EXCERPT from Bette Jean Cundiff's Blog: "Miracle Experiences and You!"
Taking a look at Jesus in the present moment while trying to see him as he was two thousand years ago, creates an immediate conflict. Let's use this phrase as an example: "taking its own sweet time". A city slicker like me might ask what does 'sweet time' have to do with the computer project I'm trying to complete in a timely manner? Yet, it wasn't until I moved into a country home with an honest to goodness vegetable garden, that I heard myself saying, "those green tomatoes will just be ready in their own sweet time", and the phrase actually meant what it said. I remember having one of those "Duh!" moments. A farmer coined that phrase a long time ago for his maturing fruits and vegetables. The phrase made sense in that context. Though often repeated today it is really just gobble gook for a townie.

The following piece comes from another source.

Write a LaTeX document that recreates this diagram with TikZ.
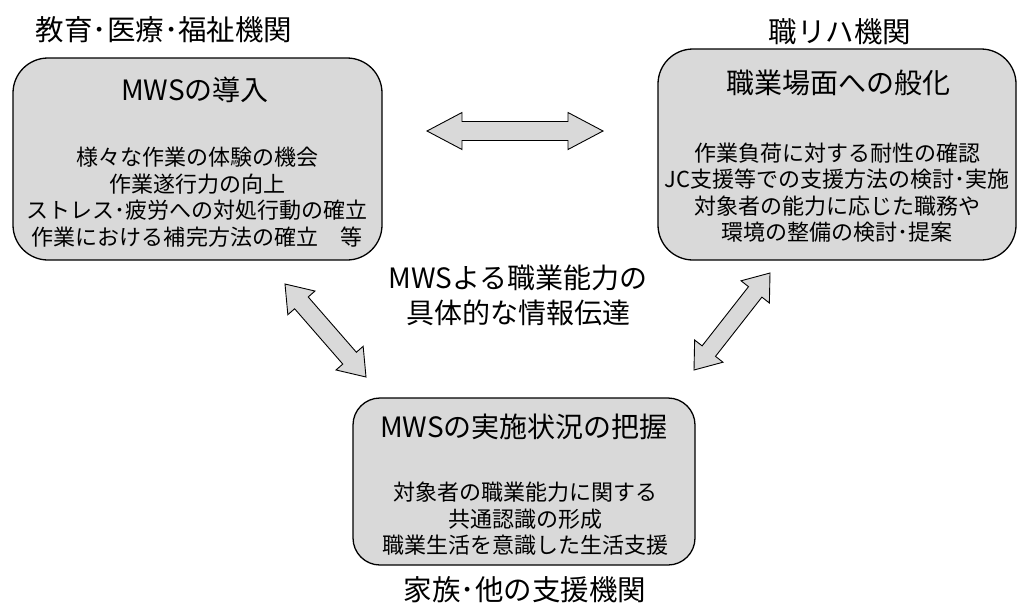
\documentclass[tikz,border=0pt]{standalone}
\usepackage{fontspec}
\setmainfont{Noto Sans CJK JP}
\usetikzlibrary{calc}
\definecolor{boxgray}{RGB}{217,217,217}
\newcommand\blockarrow[5]{%
 \draw[barrow] (#1) -- ($(#1)!#3!(#2)!#5!90:(#2)$) -- ($(#1)!#3!(#2)!#4!90:(#2)$)
  -- ($(#2)!#3!(#1)!#4!-90:(#1)$) -- ($(#2)!#3!(#1)!#5!-90:(#1)$) -- (#2)
  -- ($(#2)!#3!(#1)!#5!90:(#1)$) -- ($(#2)!#3!(#1)!#4!90:(#1)$)
  -- ($(#1)!#3!(#2)!#4!-90:(#2)$) -- ($(#1)!#3!(#2)!#5!-90:(#2)$) -- cycle;}
\begin{document}
\begin{tikzpicture}[x=1pt,y=-1pt,
  box/.style={draw=black, line width=1.3pt, fill=boxgray, inner sep=0pt},
  barrow/.style={draw=black, line width=0.9pt, fill=boxgray, line join=miter},
  label/.style={inner sep=0pt, font=\fontsize{28.5}{32}\selectfont},
  title/.style={inner sep=0pt, font=\fontsize{28}{32}\selectfont},
  body/.style={inner sep=0pt, align=center, font=\fontsize{22}{26.5}\selectfont},
  mid/.style={inner sep=0pt, align=center, font=\fontsize{28}{35}\selectfont}]
\useasboundingbox (0,0) rectangle (1019,603);
\clip (0,0) rectangle (1019,603);
% boxes
\node[box, rounded corners=35pt, minimum width=369pt, minimum height=202pt] (b1) at (197.5,159) {};
\node[box, rounded corners=35pt, minimum width=358pt, minimum height=211pt] (b2) at (837,154.5) {};
\node[box, rounded corners=27pt, minimum width=342pt, minimum height=167pt] (b3) at (524,481.5) {};
% labels
\node[label] (l1) at (164,30) {教育･医療･福祉機関};
\node[label] (l2) at (840,32) {職リハ機関};
\node[label] (l3) at (525,590) {家族･他の支援機関};
% titles
\node[title] (t1) at (195,90) {MWSの導入};
\node[title] (t2) at (838,83) {職業場面への般化};
\node[title] (t3) at (524,427) {MWSの実施状況の把握};
% bodies
\node[body] (x1) at (197,197) {様々な作業の体験の機会\\作業遂行力の向上\\ストレス･疲労への対処行動の確立\\作業における補完方法の確立　等};
\node[body] (x2) at (837,192.5) {作業負荷に対する耐性の確認\\JC支援等での支援方法の検討･実施\\対象者の能力に応じた職務や\\環境の整備の検討･提案};
\node[body] (x3) at (525,519) {対象者の職業能力に関する\\共通認識の形成\\職業生活を意識した生活支援};
% middle
\node[mid] (m) at (518,295.5) {MWSよる職業能力の\\具体的な情報伝達};
% arrows
\coordinate (ha) at (427,131);
\coordinate (hb) at (603,131);
\coordinate (la) at (285,284);
\coordinate (lb) at (366,377);
\coordinate (ra) at (770,273);
\coordinate (rb) at (694,370);
\blockarrow{ha}{hb}{35pt}{9.5pt}{18.5pt}
\blockarrow{la}{lb}{25pt}{9pt}{18pt}
\blockarrow{ra}{rb}{24pt}{8.5pt}{18pt}
\end{tikzpicture}
\end{document}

Just think of modern slang, political scandals and complaints, 'in' jokes and the growing distance between well written English and a teen's tweets. The mind boggles. Now, we begin to understand the gulf between understanding another culture, no less another time period. Understanding the 40s and 50s is hard enough-two thousand years is almost ridiculous. However, though surmounting this chasm is the first step in making sense of any 'snapshot' of the life and times of Jesus and will demand a whole bunch of research, I am officially retired. I have to admit the prospect sounds like fun.
And so I gather around me books, bibles, articles, DVD's and set up an undemanding, yet consistent research schedule.

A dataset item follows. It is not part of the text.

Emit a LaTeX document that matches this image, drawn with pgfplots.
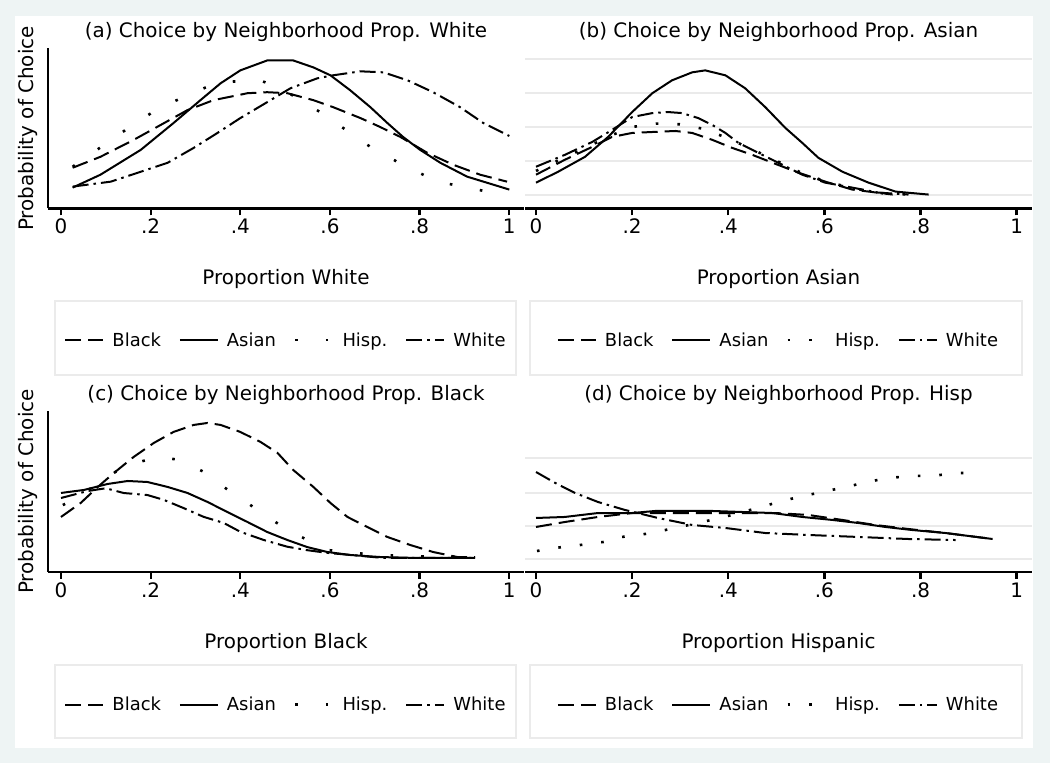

Woa! Hold on! Two thousand years of cultural clutter, looking like a Hollywood reproduction of end world devastation clogs my lens view. Like a journalist/photographer in a war zone, I will have to wade carefully through the rebuilt and reconstructed, the hidden propaganda landmines of times past. Think of the overlays of New Age idealism, Victorian proprieties, bloody reformations and inquisitions, the burning of literature and sciences in the dark ages, the political imperatives and religious prejudices and superstitions all the way back to the bickering, backbiting and down right violent disagreements within the Jesus movement right from the get go in the first century. Whew!
Breathless, but still undaunted I make the commitment to continue. I shall don my suit of personal "body armor"-an open mind, the willingness to learn, to be wrong, to be disappointed and yes, to even be amazed!
And I add one more piece of armor, perhaps the most important - my willingness to listen to the guidance of the Holy Spirit each step of the way.